How do I pour tallow candles without sinkholes? ▼
Three rules: (1) pour at 140 °F, not above 150 °F; (2) cool at room temperature, not in the fridge; (3) reserve 2-3 oz of melted fat for a top-up second pour at 145 °F to fill the inevitable small depression around the wick.
Will tallow candles attract animals or pests? ▼
Sealed and unburned, no, the fat is fully solid and indistinguishable to a dog or rodent from any other wax. While burning, the warm fat aroma can attract pets to investigate. Keep burning candles where pets can't reach them, both for fire safety and for the same reason you wouldn't leave a hot pan unattended.
Is tallow candle smoke safe to breathe? ▼
When properly wicked and burned, tallow candles produce CO₂ and water vapor with trace particulate well below paraffin levels.

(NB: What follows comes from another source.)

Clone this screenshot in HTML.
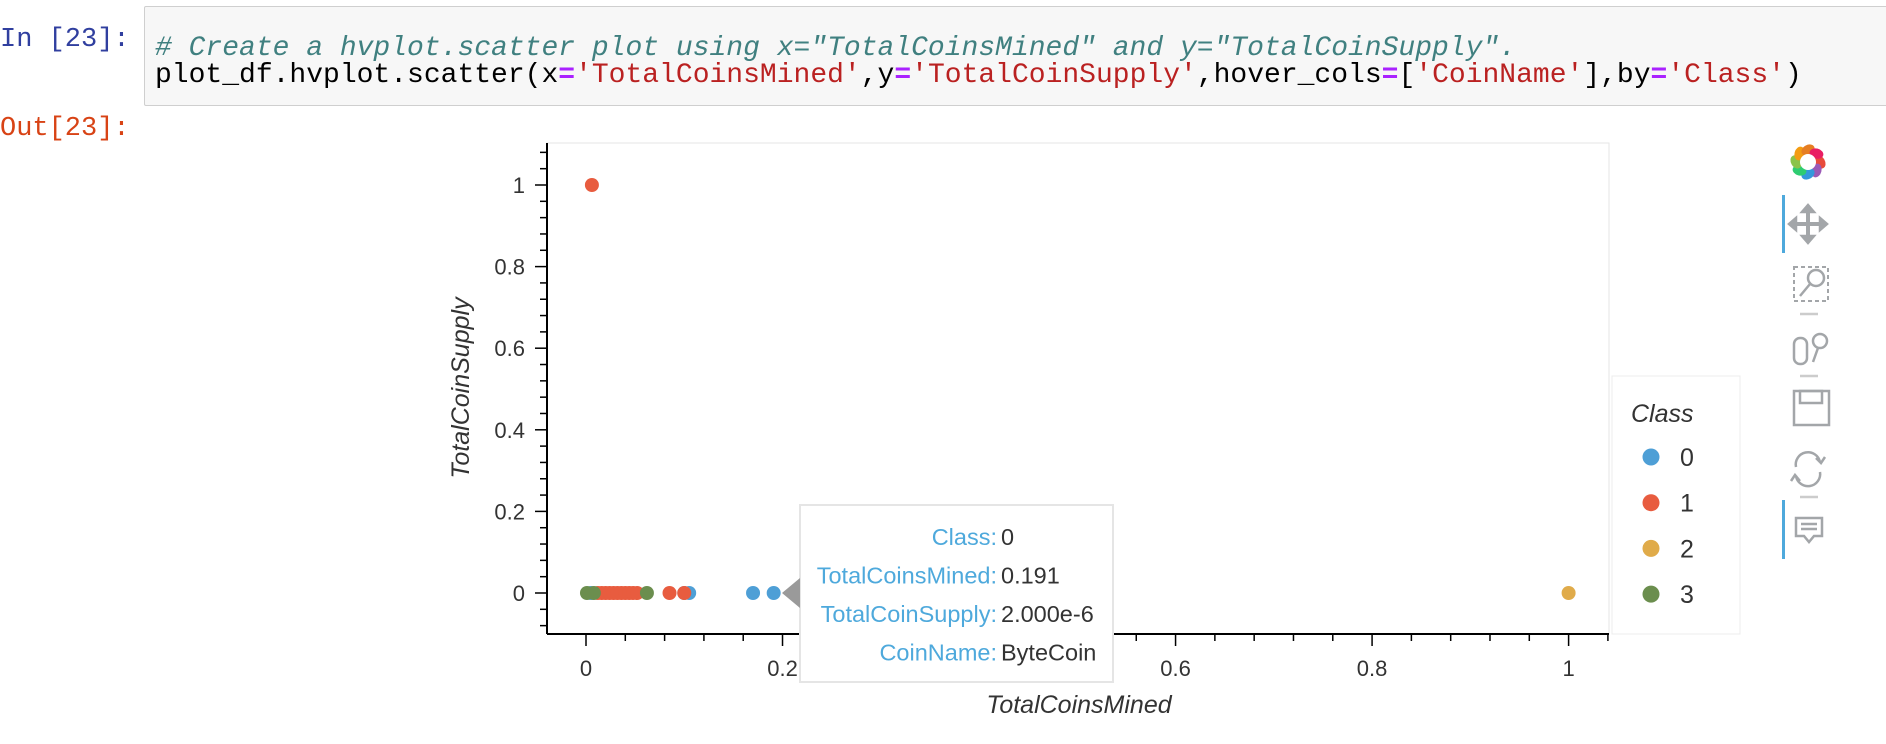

Indoor-air studies of natural-wax candles show particulate emissions in the same range as cooking on a gas stove. Ventilate normally; don't sleep with any candle burning.
Can I make taper candles by dipping? ▼
Yes, this is the original technique. Hang a length of cotton wick vertically, weighted at the bottom, and dip slowly into a tall narrow vessel of 150 °F tallow. Lift, let the layer cool 60 seconds, dip again. 30-40 dips builds a usable taper. Pure tallow tapers slump above 80 °F; use a 75/25 tallow-beeswax blend for room-stable tapers.
Why does my candle have a yellow ring on the side after a few months? ▼
Surface oxidation of the unsaturated fatty acid fraction, usually caused by light exposure. Cosmetic only; the candle still burns fine. To prevent: store finished candles in a closed cabinet, or add 2-4 drops of rosemary CO₂ extract per pound at the cooling step as a natural antioxidant.
How do I make a beeswax-style taper without dipping? ▼
Use a seamed aluminum taper mold with a wicking pin. Pour the 75/25 tallow-beeswax blend at 150 °F, cool 4 hours, demold by pushing from the base. The pure-tallow ratio is too soft for a freestanding taper, beeswax is structurally required for shape.
Are tallow candles vegan-friendly? ▼
No, tallow is rendered beef fat. The closest natural-wax vegan equivalent is a soy-coconut blend (look for hexane-free / expeller-pressed soy) or pure beeswax (which is animal-derived but not from slaughter). Carnauba and candelilla waxes are fully plant-based but harder to wick correctly without commercial additives.